Der Brief des Präsidenten, der - nicht wirklich überraschend - auch auf Sorgen der europäischen Sicherheitskräfte über effiziente Bekämpfung von Kinderpornografie im Internet rekurriert, fällt nicht nur zeitlich genau in den Rahmen der Neufassung hinein. Wie die erläuternden Anmerkungen zur novellierten Direktive zeigen, hat nicht nur Bush sein Ziel erreicht, für ECHELON-Betreiber Großbritannien wurde nachgerade ein Freibrief ausgestellt.
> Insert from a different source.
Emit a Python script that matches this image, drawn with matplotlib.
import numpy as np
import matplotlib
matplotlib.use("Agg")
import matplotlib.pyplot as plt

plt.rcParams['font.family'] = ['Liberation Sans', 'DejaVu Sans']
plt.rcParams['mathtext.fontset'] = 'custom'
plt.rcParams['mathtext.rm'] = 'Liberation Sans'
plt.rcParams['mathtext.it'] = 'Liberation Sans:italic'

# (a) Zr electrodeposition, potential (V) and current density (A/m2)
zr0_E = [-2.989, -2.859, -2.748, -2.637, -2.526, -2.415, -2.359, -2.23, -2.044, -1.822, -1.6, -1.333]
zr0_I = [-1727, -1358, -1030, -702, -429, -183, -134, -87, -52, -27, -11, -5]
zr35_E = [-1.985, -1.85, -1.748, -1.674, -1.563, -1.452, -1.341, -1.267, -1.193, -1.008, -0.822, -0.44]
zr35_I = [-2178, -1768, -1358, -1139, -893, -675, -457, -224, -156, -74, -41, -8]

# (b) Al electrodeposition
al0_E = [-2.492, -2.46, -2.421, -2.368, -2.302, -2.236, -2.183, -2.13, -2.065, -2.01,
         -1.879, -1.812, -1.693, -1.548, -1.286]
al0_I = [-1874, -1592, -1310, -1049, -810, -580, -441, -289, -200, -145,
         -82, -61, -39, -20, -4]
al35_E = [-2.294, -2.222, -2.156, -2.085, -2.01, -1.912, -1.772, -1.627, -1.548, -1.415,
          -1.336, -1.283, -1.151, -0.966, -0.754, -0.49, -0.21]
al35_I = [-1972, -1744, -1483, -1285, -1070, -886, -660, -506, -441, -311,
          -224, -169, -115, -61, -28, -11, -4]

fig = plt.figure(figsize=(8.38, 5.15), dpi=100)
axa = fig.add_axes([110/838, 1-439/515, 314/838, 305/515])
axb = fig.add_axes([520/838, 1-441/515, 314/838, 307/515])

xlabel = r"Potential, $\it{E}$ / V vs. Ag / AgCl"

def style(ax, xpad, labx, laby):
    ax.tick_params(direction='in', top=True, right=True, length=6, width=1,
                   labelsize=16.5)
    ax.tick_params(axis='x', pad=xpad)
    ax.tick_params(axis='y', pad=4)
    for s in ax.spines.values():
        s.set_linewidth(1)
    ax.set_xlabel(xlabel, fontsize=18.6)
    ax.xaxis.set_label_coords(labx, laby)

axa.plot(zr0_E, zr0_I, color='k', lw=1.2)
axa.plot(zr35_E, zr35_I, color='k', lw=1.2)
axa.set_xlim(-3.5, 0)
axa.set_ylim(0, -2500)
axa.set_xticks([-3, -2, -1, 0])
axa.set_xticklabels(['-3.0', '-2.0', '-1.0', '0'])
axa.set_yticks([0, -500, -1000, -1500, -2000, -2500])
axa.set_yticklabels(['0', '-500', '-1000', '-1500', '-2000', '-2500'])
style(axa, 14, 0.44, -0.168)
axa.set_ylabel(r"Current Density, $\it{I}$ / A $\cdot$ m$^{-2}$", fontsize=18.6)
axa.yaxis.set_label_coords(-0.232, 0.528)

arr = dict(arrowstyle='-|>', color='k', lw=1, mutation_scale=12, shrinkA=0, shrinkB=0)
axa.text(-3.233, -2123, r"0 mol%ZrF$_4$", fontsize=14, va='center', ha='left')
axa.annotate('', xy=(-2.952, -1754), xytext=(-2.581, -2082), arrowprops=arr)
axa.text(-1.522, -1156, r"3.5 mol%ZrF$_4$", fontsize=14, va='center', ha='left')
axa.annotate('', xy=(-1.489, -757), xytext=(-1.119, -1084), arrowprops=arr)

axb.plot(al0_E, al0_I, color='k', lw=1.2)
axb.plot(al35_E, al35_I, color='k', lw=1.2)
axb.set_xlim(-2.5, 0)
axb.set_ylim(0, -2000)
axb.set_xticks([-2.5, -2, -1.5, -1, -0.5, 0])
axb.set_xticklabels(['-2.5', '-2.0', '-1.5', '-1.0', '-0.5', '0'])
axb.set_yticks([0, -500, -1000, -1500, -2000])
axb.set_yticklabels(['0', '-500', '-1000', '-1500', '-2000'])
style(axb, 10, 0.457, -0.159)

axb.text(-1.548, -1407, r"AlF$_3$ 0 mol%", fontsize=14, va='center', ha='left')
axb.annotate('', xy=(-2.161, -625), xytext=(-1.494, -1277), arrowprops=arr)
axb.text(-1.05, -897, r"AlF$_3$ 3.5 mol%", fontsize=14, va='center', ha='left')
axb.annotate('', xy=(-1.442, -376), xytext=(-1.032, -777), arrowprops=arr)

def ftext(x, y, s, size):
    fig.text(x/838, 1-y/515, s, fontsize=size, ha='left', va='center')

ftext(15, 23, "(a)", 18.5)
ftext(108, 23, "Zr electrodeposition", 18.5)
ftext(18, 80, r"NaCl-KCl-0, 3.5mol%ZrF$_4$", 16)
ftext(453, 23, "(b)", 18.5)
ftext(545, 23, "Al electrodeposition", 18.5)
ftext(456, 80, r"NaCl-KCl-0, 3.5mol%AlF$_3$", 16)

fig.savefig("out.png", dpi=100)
Anmerkung 11, die sich auf den weiter oben abgehandelten Artikel 15 bezieht, hält fest, dass die erwähnten Ausnahmeregelungen von der Pflicht zur Löschung nicht mehr benötigter Daten zwecks Maßnahmen zur "öffentlichen und nationalen Sicherheit" auch "das ökonomische Wohlergehen eines Staates, wenn die Maßnahmen sich auf Staatssicherheit beziehen" einschließen.

Diese Passage sieht einer Klausel im Ermächtigungsgesetz für den britischen Militärgeheimdienst und ECHELON-Betreiber General Communications Headquarter (GCHQ) von 1994 verdächtig ähnlich, die seit Jahren für Misstrauen gegenüber Großbritannien sorgt. EU-weit wurde und wird befürchtet, dass Großbritannien diese Klausel zum "wirtschaftlichen Wohlergehen" als Freibrief für Wirtschaftsspionage auch innerhalb der EU nützt. Die Aufnahme von genau diesem Passus in eine EU-Vertragswerk würde jeder Kritik daran die Spitze nehme.

Sollte die derzeitige Version, die bereits wie eine Endfassung gestatlet ist, vom Rat verabschiedet werden, steht es jedem Mitgliedsland frei, die Kernaussage der Direktive etwa unter Berufung auf die "Verhütung von Strafdaten" de facto außer Kraft zu setzen. Internetprovidern und Betreibern von GSM-Netzen kann generell die Speicherung aller Verbindungsdaten über den Zeitpunkt der Abrechnung hinaus vorgeschrieben werden. Unter "Verbindungsdaten" fallen laut ECO 323, CODEC 117 5 vom 20. November 2001 ausdrücklich auch geografische Daten, wie sie in der GSM-Telefonie, bei drahtlosen Zugängen ins Internet wie GPRS und irgendwann auch bei UMTS anfallen.

"In digital mobile networks location data giving the geographic position of the terminal equipment of the mobile user are processed to enable the transmission of communications. Such data are traffic data covered by Article 6 of this Directive." [Annex zum Neuentwurf, Klausel 35]

Frankreich und Großbritannien, die an der weiteren Verwässerung des EU-Datenschutzes maßgeblichen Anteil haben, sind mit ihren nationalen Beispielen bereits voran gegangen. Frankreich hat eine einjährige Speicherpflicht bereits verabschiedet, In Großbritannien läuft jetzt von Seiten des Home Office eine Initiative, die von Phänomen und und Vorgangsweise der französischen Regelung verdächtig ähnlich sieht (Zuckerbrot und Peitsche für die französischen Provider).